• TASK PROMPT: Starting at the first line of the data, print each line verbatim up to and including the line bearing "fit_B_amp, fit_B_rate, fit_B_xmax", omitting pictures.

• RECORDS FOR THE EXERCISE:
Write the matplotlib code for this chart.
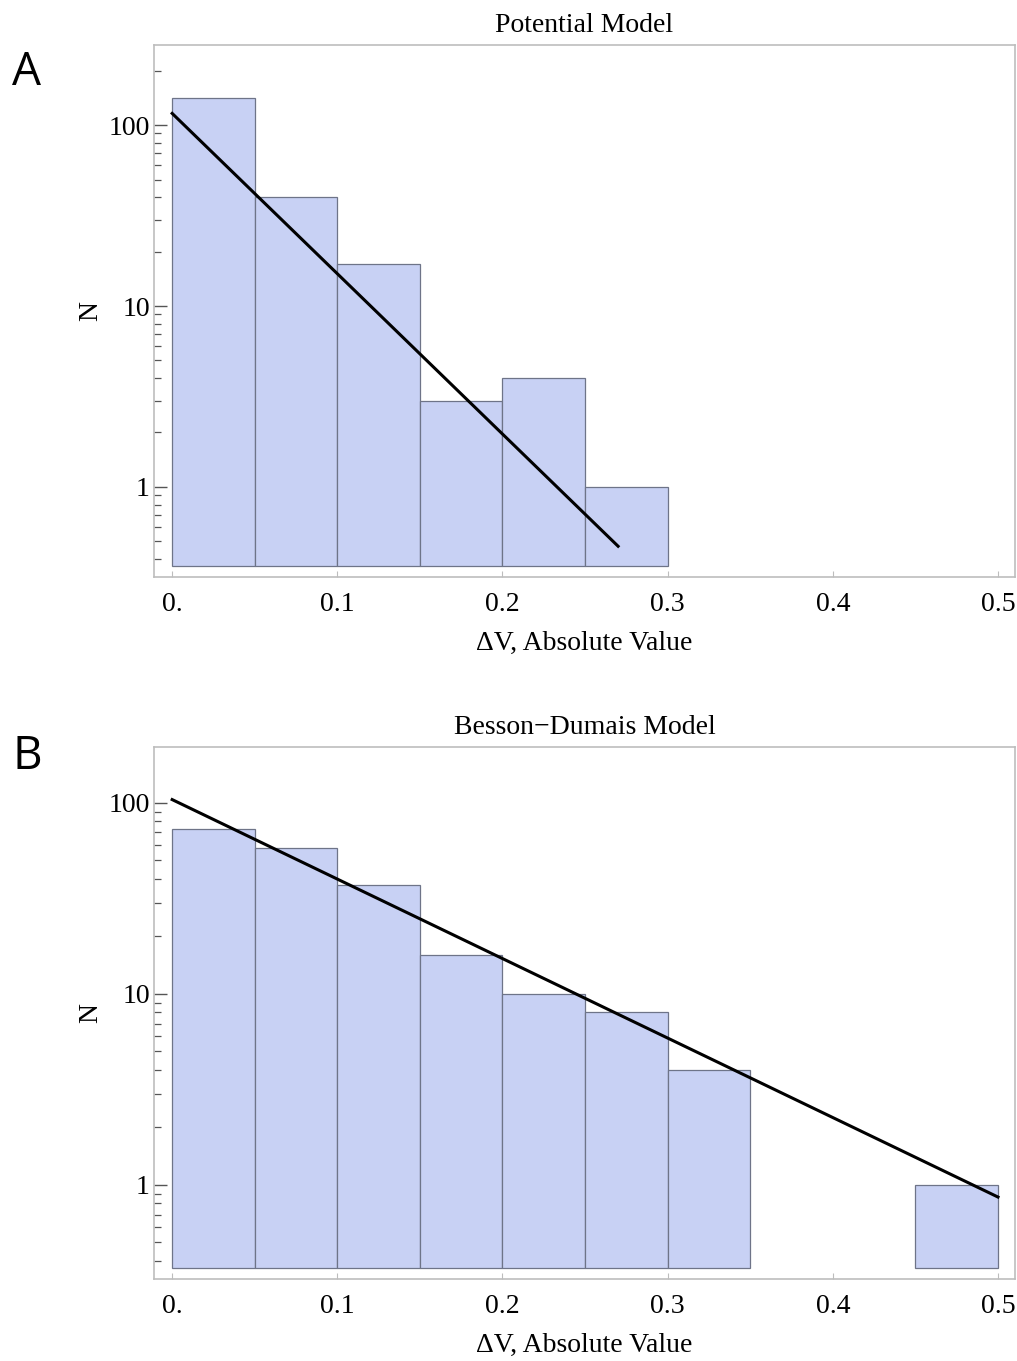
import numpy as np
import matplotlib
matplotlib.use("Agg")
import matplotlib.pyplot as plt
from matplotlib.ticker import LogLocator, FixedLocator, NullFormatter

# ---- data ----
bin_width = 0.05
edges_A = [0.00, 0.05, 0.10, 0.15, 0.20, 0.25]
counts_A = [141, 40, 17, 3, 4, 1]
edges_B = [0.00, 0.05, 0.10, 0.15, 0.20, 0.25, 0.30, 0.45]
counts_B = [73, 58, 37, 16, 10, 8, 4, 1]

# exponential fit parameters N = amp * exp(-rate * x)
fit_A_amp, fit_A_rate, fit_A_xmax = 116.0, 20.4, 0.27
fit_B_amp, fit_B_rate, fit_B_xmax = 104.0, 9.58, 0.50

titles = ["Potential Model", "Besson\u2212Dumais Model"]
panel_letters = ["A", "B"]
xticks = [0.0, 0.1, 0.2, 0.3, 0.4, 0.5]
xticklabels = ["0.", "0.1", "0.2", "0.3", "0.4", "0.5"]
yticks = [1, 10, 100]
yticklabels = ["1", "10", "100"]
xlabel = "\u0394V, Absolute Value"
ylabel = "N"

plt.rcParams['font.family'] = ['Liberation Serif', 'DejaVu Serif']

W, H = 1017, 1361
fig = plt.figure(figsize=(W/100, H/100), dpi=100)

bar_color = '#c8d1f4'
edge_color = '#6e7488'
frame_color = '#bdbdbd'
FS = 20

panels = [
    dict(edges=edges_A, counts=counts_A, amp=fit_A_amp, rate=fit_A_rate, xmax=fit_A_xmax,
         rect=[154/W, 1-577/H, 861/W, 532/H], ylim=(0.318, 277), base=0.366, letter_y=73),
    dict(edges=edges_B, counts=counts_B, amp=fit_B_amp, rate=fit_B_rate, xmax=fit_B_xmax,
         rect=[154/W, 1-1279/H, 861/W, 532/H], ylim=(0.322, 196), base=0.367, letter_y=757),
]

for i, p in enumerate(panels):
    ax = fig.add_axes(p['rect'])
    ax.set_yscale('log')
    base = p['base']
    heights = [c - base for c in p['counts']]
    ax.bar(p['edges'], heights, width=bin_width, bottom=base, align='edge',
           color=bar_color, edgecolor=edge_color, linewidth=0.9, zorder=2)
    xs = np.linspace(0, p['xmax'], 200)
    ax.plot(xs, p['amp'] * np.exp(-p['rate'] * xs), color='black', lw=2.2, zorder=3)
    ax.set_xlim(-0.011, 0.5103)
    ax.set_ylim(*p['ylim'])
    for s in ax.spines.values():
        s.set_color(frame_color)
        s.set_linewidth(1.2)
    ax.xaxis.set_major_locator(FixedLocator(xticks))
    ax.set_xticklabels(xticklabels)
    ax.yaxis.set_major_locator(FixedLocator(yticks))
    ax.set_yticklabels(yticklabels)
    ax.yaxis.set_minor_locator(LogLocator(base=10, subs=np.arange(2, 10), numticks=20))
    ax.yaxis.set_minor_formatter(NullFormatter())
    ax.tick_params(axis='x', which='both', direction='in', length=4, width=0.8,
                   color=frame_color, labelsize=FS, pad=11, top=False)
    ax.tick_params(axis='y', which='major', direction='in', length=9, width=1.0,
                   color='#555555', labelsize=FS, pad=3, right=False)
    ax.tick_params(axis='y', which='minor', direction='in', length=5, width=0.9,
                   color='#555555', right=False)
    ax.set_xlabel(xlabel, fontsize=FS, labelpad=10)
    ax.set_ylabel(ylabel, fontsize=FS, labelpad=4)
    ax.set_title(titles[i], fontsize=FS, pad=9)
    fig.text(27/W, 1 - p['letter_y']/H, panel_letters[i], fontsize=33,
             family=['Open Sans', 'DejaVu Sans'], ha='center', va='center')

fig.savefig('out.png', dpi=100)
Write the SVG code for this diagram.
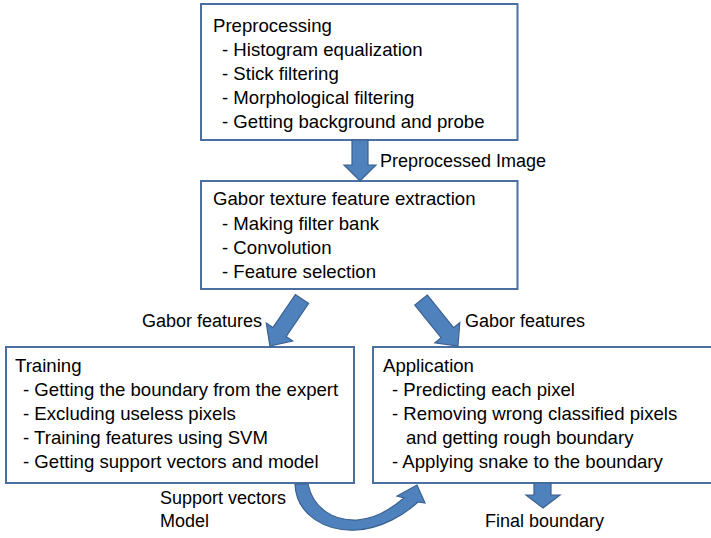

• THE OUTPUT:
Write the matplotlib code for this chart.
import numpy as np
import matplotlib
matplotlib.use("Agg")
import matplotlib.pyplot as plt
from matplotlib.ticker import LogLocator, FixedLocator, NullFormatter

# ---- data ----
bin_width = 0.05
edges_A = [0.00, 0.05, 0.10, 0.15, 0.20, 0.25]
counts_A = [141, 40, 17, 3, 4, 1]
edges_B = [0.00, 0.05, 0.10, 0.15, 0.20, 0.25, 0.30, 0.45]
counts_B = [73, 58, 37, 16, 10, 8, 4, 1]

# exponential fit parameters N = amp * exp(-rate * x)
fit_A_amp, fit_A_rate, fit_A_xmax = 116.0, 20.4, 0.27
fit_B_amp, fit_B_rate, fit_B_xmax = 104.0, 9.58, 0.50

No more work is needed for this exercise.